The sad reality is that we do not need to dress our young people up in uniforms and send them to foreign soil in order to suffer massive American casualties.   We only need to send them to high schools and colleges and houses of worship and movie theaters, for in our current gun environment they could just as easily fall victim in those places.  My daughter, Helene, and her friends love to go to these midnight movie premieres, like the premiere of the Batman film in Aurora at which that horrible shooting took place.  But as the Aurora shooting shows us, when one goes to such a premiere, one takes one’s life in their hands.  Are any of us so foolish as to believe that while it can happen in Aurora, Colorado it cannot happen in our own community?  Of course it can!  For it is as easy for an unstable person to acquire the firepower in most American communities as it was for James Eagan Holmes to acquire it Aurora, Colorado.  And if that were to happen in our own community, God forbid, then the sin would be upon our heads because we allowed those in power to remain in power while do nothing to protect our children from lunatics with guns.

On Yom Kippur afternoon, in Reform synagogues, we read from the Torah the text commonly called The Holiness Code.  In it there is a verse – Leviticus chapter 19, verse 16 – which states “You shall not stand idly by while your neighbor bleeds.”  This is the sin for which we must repent and atone; the sin of standing idly by while all our neighbors who have become victims in all of these shootings, time and time and time again have bled and died while we have remained silent.

This past summer, soon after the shootings in Aurora, the members of our new Quad Cities Interfaith Fellowship struggled with the question of how can our community of faiths put our various faiths to work so that as a united faith community we can say, “Enough already!  Too many have died and died need­lessly.”  So we have started to address this issue.  Our first step was to write a letter to our various elected officials, both local and national, expressing our concern.  An edited version of that letter appeared in Sunday’s Quad City Times  But that is not where our efforts will end.  Indeed, in the wake of the Milwaukee shooting we gave our full support to the local Sikh community.  Next month we will be meeting to look at future action steps.  One thing seem certain.  We wish to place a special emphasis on gun deaths in our own community.  As we develop our action plans, I pray that many others will join us in our efforts.

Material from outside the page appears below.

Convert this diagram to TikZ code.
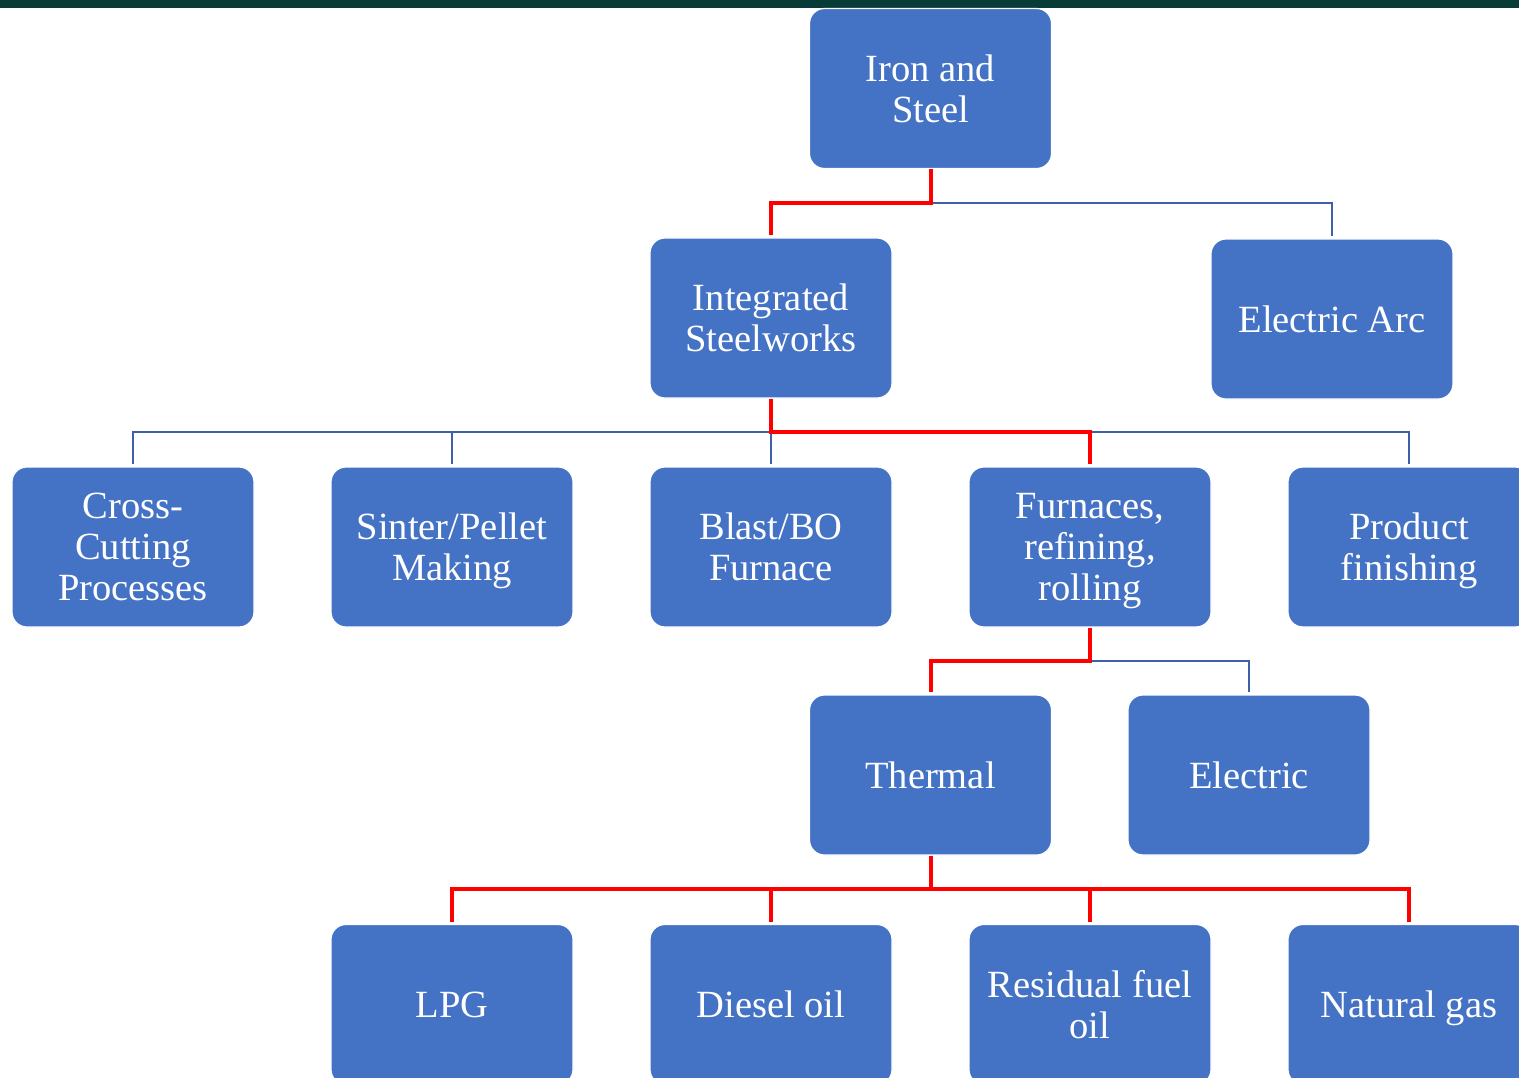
\documentclass[tikz,border=0pt]{standalone}
\usepackage{fontspec}
\setmainfont{Liberation Serif}
\definecolor{boxblue}{RGB}{68,114,196}
\definecolor{lineblue}{RGB}{62,96,168}
\definecolor{topbar}{RGB}{8,60,54}
\definecolor{redline}{RGB}{255,0,0}
\tikzset{
  box/.style={rounded corners=15pt, minimum width=242pt, minimum height=160pt,
    fill=boxblue, draw=white, line width=1.2pt, text=white, align=center,
    inner sep=0pt, text depth=0pt, font=\fontsize{38.5}{41}\selectfont},
  blueconn/.style={draw=lineblue, line width=2pt, shorten >=2pt},
  redconn/.style={draw=redline, line width=4pt, shorten >=2pt}
}
\begin{document}
\begin{tikzpicture}[x=1pt,y=-1pt]
\useasboundingbox (0,0) rectangle (1519,1078);
\clip (0,0) rectangle (1519,1078);
\fill[topbar] (0,0) rectangle (1519,8);
% nodes
\node[box] (iron) at (930.5,88.5) {Iron and\\Steel};
\node[box] (integ) at (771,318) {Integrated\\Steelworks};
\node[box] (arc) at (1332,319) {Electric Arc};
\node[box] (cc) at (133,547) {Cross-\\Cutting\\Processes};
\node[box] (sp) at (452,547) {Sinter/Pellet\\Making};
\node[box] (bf) at (771,547) {Blast/BO\\Furnace};
\node[box] (fr) at (1090,547) {Furnaces,\\refining,\\rolling};
\node[box] (pf) at (1409,547) {Product\\finishing};
\node[box] (th) at (930.5,775) {Thermal};
\node[box] (el) at (1249,775) {Electric};
\node[box] (lpg) at (452,1004.5) {LPG};
\node[box] (dies) at (771,1004.5) {Diesel oil};
\node[box] (res) at (1090,1004.5) {Residual fuel\\oil};
\node[box] (ng) at (1409,1004.5) {Natural gas};
% bus levels
\coordinate (b1) at (0,203.5);
\coordinate (b2) at (0,432);
\coordinate (b3) at (0,661);
\coordinate (b4) at (0,889);
% blue connectors
\draw[blueconn] (iron.south) -- (iron.south |- b1) -| (arc.north);
\foreach \t in {cc,sp,bf,pf}{
  \draw[blueconn] (integ.south) -- (integ.south |- b2) -| (\t.north);
}
\draw[blueconn] (fr.south) -- (fr.south |- b3) -| (el.north);
% red connectors
\draw[redconn] (iron.south) -- (iron.south |- b1) -| (integ.north);
\draw[redconn] (integ.south) -- (integ.south |- b2) -| (fr.north);
\draw[redconn] (fr.south) -- (fr.south |- b3) -| (th.north);
\foreach \t in {lpg,dies,res,ng}{
  \draw[redconn] (th.south) -- (th.south |- b4) -| (\t.north);
}
\end{tikzpicture}
\end{document}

For far too long, we all have known about this blight upon our society.  We have condemned it.  We have mourned it.  But we have not taken sufficient action to alter it.  When you think about it, it is a disgrace that the two young ladies who will celebrate becoming Bat Mitzvah this Spring were born into an America in which we, the people, were aware of and distraught about the loss of life in our society because of the proliferation and accessibility of firearms, yet here it is 13 years later, and nothing has changed.  The killing remains ongoing and indiscriminate.  It is not enough for us to pray that the day will come when a child becomes a Bar or a Bat Mitzvah and does so in an America which knows no gun violence.  We have to work for that goal as well.  We have to make our elected officials understand that we, the citizens of America – that we, the potential victims of future gun violence in our country – will no longer tolerate their empty promises and gross inaction.  Together, may we create an America where we no longer fear that we or our children may be shot and killed simply because we were walking down the street or attending a worship service or going to a movie.